Now that Hell's Kitchen has brought her a different level of fame, how does she find it? "It's nice sometimes, but sometimes it's horrible. If the press see you looking normal they can suddenly be 'oh, she's got a spot on her face, she's having a bad day'. That can be quite cruel." Much tabloid attention has focused on Ellison's boyfriend, Tony Richardson, a sunbed salesman and hair-salon owner. A Liverpool gang is said to have taken out a contract on him after a friend of his was knifed in a pub, and Richardson gave police the names of the attackers. His brother Mark was shot in the back while driving - prompting speculation that the bullets were meant for Tony - and earlier this year Richardson was slashed across the stomach. The home he shares with Ellison in Liverpool was also firebombed, although the couple were not there at the time.

Ellison is keen to play down all of this, dismissing the firebombing as a "firework in a wheelie-bin" and disassociating herself with Mark Richardson's shooting. "Because Tony's brother was in the car, it's associated with us," she says, "but you know nothing about it really." It did worry her, though. "I panicked when I heard. But when I got on the phone with my mother she said 'Jennifer, don't panic. It's not bullets, it's a pellet gun.' And I said 'what's that?' and she said 'it's what killed the cat when you were a baby', because," she explains very matter-of-factly, "someone killed our cat with a pellet gun."

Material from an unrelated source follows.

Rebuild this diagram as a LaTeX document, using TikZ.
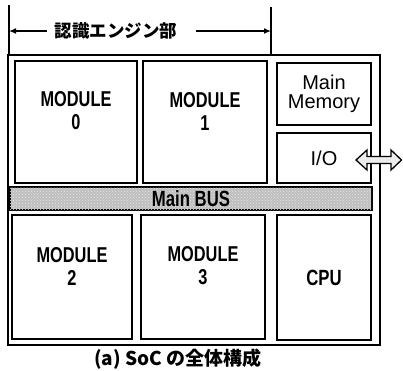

Life in Liverpool doesn't sound as though it's for the faint-hearted, I say. "There are so many shootings going on," she admits, "there's gangs fighting left, right and centre. But, there's no one in Liverpool who doesn't know anyone who's involved in it."

The city, to which she returns each weekend from London, remains home. "I'm very close to my family," she says. "Not like these big stars - not mentioning any names - who lose the plot and don't know who they are. Going home and spending time with your family and your real friends keeps you grounded. It makes you realise that it's just a job."

She is pretty grounded, Jennifer Ellison. Grounded enough to realise that she's too young to write her autobiography - another story that did the rounds. "This guy on the radio went: 'OK, Jennifer Ellison is writing her autobiography. It's going to be - Chapter One: Brookside - Chapter Two: Hell's Kitchen - and Chapter Three: To Follow.' It's true," she laughs. "It makes me cringe when I see people like Wayne Rooney doing a life story. He's 18 - how can he do a life story?"

Yet, there was an element of truth to the story. "I've been approached," she says, "but you know what? I'm 21. If I do one it'll be when I'm older and I've got things to talk about."

She's sensible to wait. I think we're all going to observe many more chapters in the life of the very sweet, but very determined, Miss Ellison.